Data section
****************************************

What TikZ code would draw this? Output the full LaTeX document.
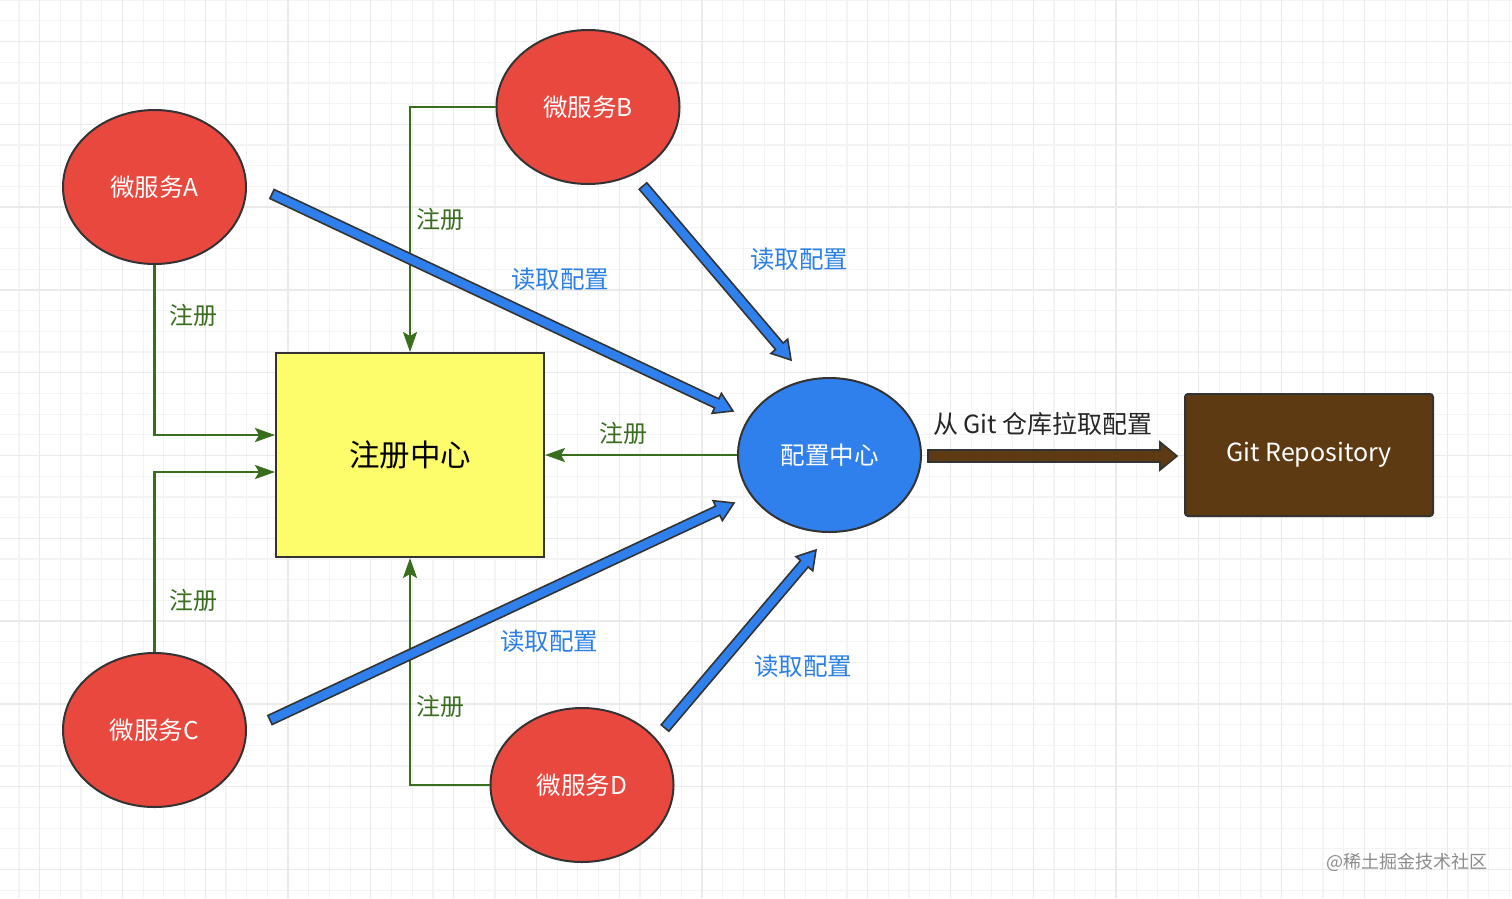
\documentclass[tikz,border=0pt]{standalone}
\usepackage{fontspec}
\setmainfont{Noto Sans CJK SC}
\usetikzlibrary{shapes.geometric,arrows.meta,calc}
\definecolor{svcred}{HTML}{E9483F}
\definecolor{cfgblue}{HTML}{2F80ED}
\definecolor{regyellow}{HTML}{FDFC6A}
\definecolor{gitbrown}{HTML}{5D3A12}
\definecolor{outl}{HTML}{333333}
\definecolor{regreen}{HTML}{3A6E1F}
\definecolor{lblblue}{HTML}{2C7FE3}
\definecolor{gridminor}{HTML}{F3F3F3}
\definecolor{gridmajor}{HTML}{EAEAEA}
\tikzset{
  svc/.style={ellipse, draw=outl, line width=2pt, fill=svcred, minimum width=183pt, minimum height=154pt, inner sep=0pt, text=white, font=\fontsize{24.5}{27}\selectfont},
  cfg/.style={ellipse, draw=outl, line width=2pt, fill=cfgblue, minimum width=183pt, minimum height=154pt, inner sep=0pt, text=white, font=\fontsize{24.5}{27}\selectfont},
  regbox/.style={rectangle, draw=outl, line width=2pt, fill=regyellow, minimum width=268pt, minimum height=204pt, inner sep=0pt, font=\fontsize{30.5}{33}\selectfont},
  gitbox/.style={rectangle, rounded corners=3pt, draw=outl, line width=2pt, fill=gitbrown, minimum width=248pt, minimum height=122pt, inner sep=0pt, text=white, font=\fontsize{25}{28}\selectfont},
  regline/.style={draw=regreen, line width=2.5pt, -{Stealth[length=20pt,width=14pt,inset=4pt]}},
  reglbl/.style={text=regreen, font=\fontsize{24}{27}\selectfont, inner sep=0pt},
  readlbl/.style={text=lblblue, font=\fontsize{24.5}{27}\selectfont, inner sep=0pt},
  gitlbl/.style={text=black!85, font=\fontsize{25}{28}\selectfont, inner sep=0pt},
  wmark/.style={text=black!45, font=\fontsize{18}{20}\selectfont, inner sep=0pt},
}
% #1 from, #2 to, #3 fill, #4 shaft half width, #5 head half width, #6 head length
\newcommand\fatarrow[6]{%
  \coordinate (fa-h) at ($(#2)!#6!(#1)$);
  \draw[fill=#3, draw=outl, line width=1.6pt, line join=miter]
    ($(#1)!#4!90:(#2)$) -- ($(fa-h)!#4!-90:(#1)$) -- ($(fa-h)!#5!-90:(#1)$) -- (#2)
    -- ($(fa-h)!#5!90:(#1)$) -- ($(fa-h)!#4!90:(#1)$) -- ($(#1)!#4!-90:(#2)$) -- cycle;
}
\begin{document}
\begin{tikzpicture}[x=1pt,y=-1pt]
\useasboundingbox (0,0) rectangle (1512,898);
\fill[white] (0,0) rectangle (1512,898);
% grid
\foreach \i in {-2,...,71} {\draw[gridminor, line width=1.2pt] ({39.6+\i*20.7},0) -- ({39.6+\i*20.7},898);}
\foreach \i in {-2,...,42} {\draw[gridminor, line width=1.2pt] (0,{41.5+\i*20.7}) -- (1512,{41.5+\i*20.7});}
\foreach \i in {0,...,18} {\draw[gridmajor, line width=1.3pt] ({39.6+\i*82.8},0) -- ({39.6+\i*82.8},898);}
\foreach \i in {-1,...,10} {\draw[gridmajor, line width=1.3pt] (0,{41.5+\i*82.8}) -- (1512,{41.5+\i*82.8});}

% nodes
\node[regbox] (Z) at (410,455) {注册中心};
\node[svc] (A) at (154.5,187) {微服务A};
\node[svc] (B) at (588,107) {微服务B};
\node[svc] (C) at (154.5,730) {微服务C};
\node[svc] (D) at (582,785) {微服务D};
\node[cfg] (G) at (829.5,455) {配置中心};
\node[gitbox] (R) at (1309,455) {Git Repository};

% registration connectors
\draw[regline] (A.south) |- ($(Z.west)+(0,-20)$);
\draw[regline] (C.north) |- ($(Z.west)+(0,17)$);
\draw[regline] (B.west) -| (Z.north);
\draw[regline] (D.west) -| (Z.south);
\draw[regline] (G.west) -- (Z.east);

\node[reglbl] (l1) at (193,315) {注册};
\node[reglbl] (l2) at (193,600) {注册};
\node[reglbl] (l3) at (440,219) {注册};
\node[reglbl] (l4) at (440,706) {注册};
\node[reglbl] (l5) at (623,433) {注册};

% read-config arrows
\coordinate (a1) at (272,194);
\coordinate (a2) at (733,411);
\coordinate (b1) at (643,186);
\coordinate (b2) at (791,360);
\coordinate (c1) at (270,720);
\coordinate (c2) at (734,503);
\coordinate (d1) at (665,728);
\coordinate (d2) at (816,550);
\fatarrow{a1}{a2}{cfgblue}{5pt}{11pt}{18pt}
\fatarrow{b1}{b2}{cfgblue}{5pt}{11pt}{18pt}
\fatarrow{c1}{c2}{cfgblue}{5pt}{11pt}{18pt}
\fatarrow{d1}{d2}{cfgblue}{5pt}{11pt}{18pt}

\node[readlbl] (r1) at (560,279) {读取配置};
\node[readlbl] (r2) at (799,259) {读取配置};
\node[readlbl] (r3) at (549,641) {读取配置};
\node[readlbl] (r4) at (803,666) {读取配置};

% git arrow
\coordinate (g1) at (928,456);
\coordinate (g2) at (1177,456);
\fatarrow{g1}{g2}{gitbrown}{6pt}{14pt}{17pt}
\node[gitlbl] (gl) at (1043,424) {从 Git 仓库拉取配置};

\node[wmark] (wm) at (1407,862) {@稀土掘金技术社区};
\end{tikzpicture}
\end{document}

****************************************

Task to complete
Retype the whole listing, keeping every line identical and omitting all pictures.

Task solution
What TikZ code would draw this? Output the full LaTeX document.
\documentclass[tikz,border=0pt]{standalone}
\usepackage{fontspec}
\setmainfont{Noto Sans CJK SC}
\usetikzlibrary{shapes.geometric,arrows.meta,calc}
\definecolor{svcred}{HTML}{E9483F}
\definecolor{cfgblue}{HTML}{2F80ED}
\definecolor{regyellow}{HTML}{FDFC6A}
\definecolor{gitbrown}{HTML}{5D3A12}
\definecolor{outl}{HTML}{333333}
\definecolor{regreen}{HTML}{3A6E1F}
\definecolor{lblblue}{HTML}{2C7FE3}
\definecolor{gridminor}{HTML}{F3F3F3}
\definecolor{gridmajor}{HTML}{EAEAEA}
\tikzset{
  svc/.style={ellipse, draw=outl, line width=2pt, fill=svcred, minimum width=183pt, minimum height=154pt, inner sep=0pt, text=white, font=\fontsize{24.5}{27}\selectfont},
  cfg/.style={ellipse, draw=outl, line width=2pt, fill=cfgblue, minimum width=183pt, minimum height=154pt, inner sep=0pt, text=white, font=\fontsize{24.5}{27}\selectfont},
  regbox/.style={rectangle, draw=outl, line width=2pt, fill=regyellow, minimum width=268pt, minimum height=204pt, inner sep=0pt, font=\fontsize{30.5}{33}\selectfont},
  gitbox/.style={rectangle, rounded corners=3pt, draw=outl, line width=2pt, fill=gitbrown, minimum width=248pt, minimum height=122pt, inner sep=0pt, text=white, font=\fontsize{25}{28}\selectfont},
  regline/.style={draw=regreen, line width=2.5pt, -{Stealth[length=20pt,width=14pt,inset=4pt]}},
  reglbl/.style={text=regreen, font=\fontsize{24}{27}\selectfont, inner sep=0pt},
  readlbl/.style={text=lblblue, font=\fontsize{24.5}{27}\selectfont, inner sep=0pt},
  gitlbl/.style={text=black!85, font=\fontsize{25}{28}\selectfont, inner sep=0pt},
  wmark/.style={text=black!45, font=\fontsize{18}{20}\selectfont, inner sep=0pt},
}
% #1 from, #2 to, #3 fill, #4 shaft half width, #5 head half width, #6 head length
\newcommand\fatarrow[6]{%
  \coordinate (fa-h) at ($(#2)!#6!(#1)$);
  \draw[fill=#3, draw=outl, line width=1.6pt, line join=miter]
    ($(#1)!#4!90:(#2)$) -- ($(fa-h)!#4!-90:(#1)$) -- ($(fa-h)!#5!-90:(#1)$) -- (#2)
    -- ($(fa-h)!#5!90:(#1)$) -- ($(fa-h)!#4!90:(#1)$) -- ($(#1)!#4!-90:(#2)$) -- cycle;
}
\begin{document}
\begin{tikzpicture}[x=1pt,y=-1pt]
\useasboundingbox (0,0) rectangle (1512,898);
\fill[white] (0,0) rectangle (1512,898);
% grid
\foreach \i in {-2,...,71} {\draw[gridminor, line width=1.2pt] ({39.6+\i*20.7},0) -- ({39.6+\i*20.7},898);}
\foreach \i in {-2,...,42} {\draw[gridminor, line width=1.2pt] (0,{41.5+\i*20.7}) -- (1512,{41.5+\i*20.7});}
\foreach \i in {0,...,18} {\draw[gridmajor, line width=1.3pt] ({39.6+\i*82.8},0) -- ({39.6+\i*82.8},898);}
\foreach \i in {-1,...,10} {\draw[gridmajor, line width=1.3pt] (0,{41.5+\i*82.8}) -- (1512,{41.5+\i*82.8});}

% nodes
\node[regbox] (Z) at (410,455) {注册中心};
\node[svc] (A) at (154.5,187) {微服务A};
\node[svc] (B) at (588,107) {微服务B};
\node[svc] (C) at (154.5,730) {微服务C};
\node[svc] (D) at (582,785) {微服务D};
\node[cfg] (G) at (829.5,455) {配置中心};
\node[gitbox] (R) at (1309,455) {Git Repository};

% registration connectors
\draw[regline] (A.south) |- ($(Z.west)+(0,-20)$);
\draw[regline] (C.north) |- ($(Z.west)+(0,17)$);
\draw[regline] (B.west) -| (Z.north);
\draw[regline] (D.west) -| (Z.south);
\draw[regline] (G.west) -- (Z.east);

\node[reglbl] (l1) at (193,315) {注册};
\node[reglbl] (l2) at (193,600) {注册};
\node[reglbl] (l3) at (440,219) {注册};
\node[reglbl] (l4) at (440,706) {注册};
\node[reglbl] (l5) at (623,433) {注册};

% read-config arrows
\coordinate (a1) at (272,194);
\coordinate (a2) at (733,411);
\coordinate (b1) at (643,186);
\coordinate (b2) at (791,360);
\coordinate (c1) at (270,720);
\coordinate (c2) at (734,503);
\coordinate (d1) at (665,728);
\coordinate (d2) at (816,550);
\fatarrow{a1}{a2}{cfgblue}{5pt}{11pt}{18pt}
\fatarrow{b1}{b2}{cfgblue}{5pt}{11pt}{18pt}
\fatarrow{c1}{c2}{cfgblue}{5pt}{11pt}{18pt}
\fatarrow{d1}{d2}{cfgblue}{5pt}{11pt}{18pt}

\node[readlbl] (r1) at (560,279) {读取配置};
\node[readlbl] (r2) at (799,259) {读取配置};
\node[readlbl] (r3) at (549,641) {读取配置};
\node[readlbl] (r4) at (803,666) {读取配置};

% git arrow
\coordinate (g1) at (928,456);
\coordinate (g2) at (1177,456);
\fatarrow{g1}{g2}{gitbrown}{6pt}{14pt}{17pt}
\node[gitlbl] (gl) at (1043,424) {从 Git 仓库拉取配置};

\node[wmark] (wm) at (1407,862) {@稀土掘金技术社区};
\end{tikzpicture}
\end{document}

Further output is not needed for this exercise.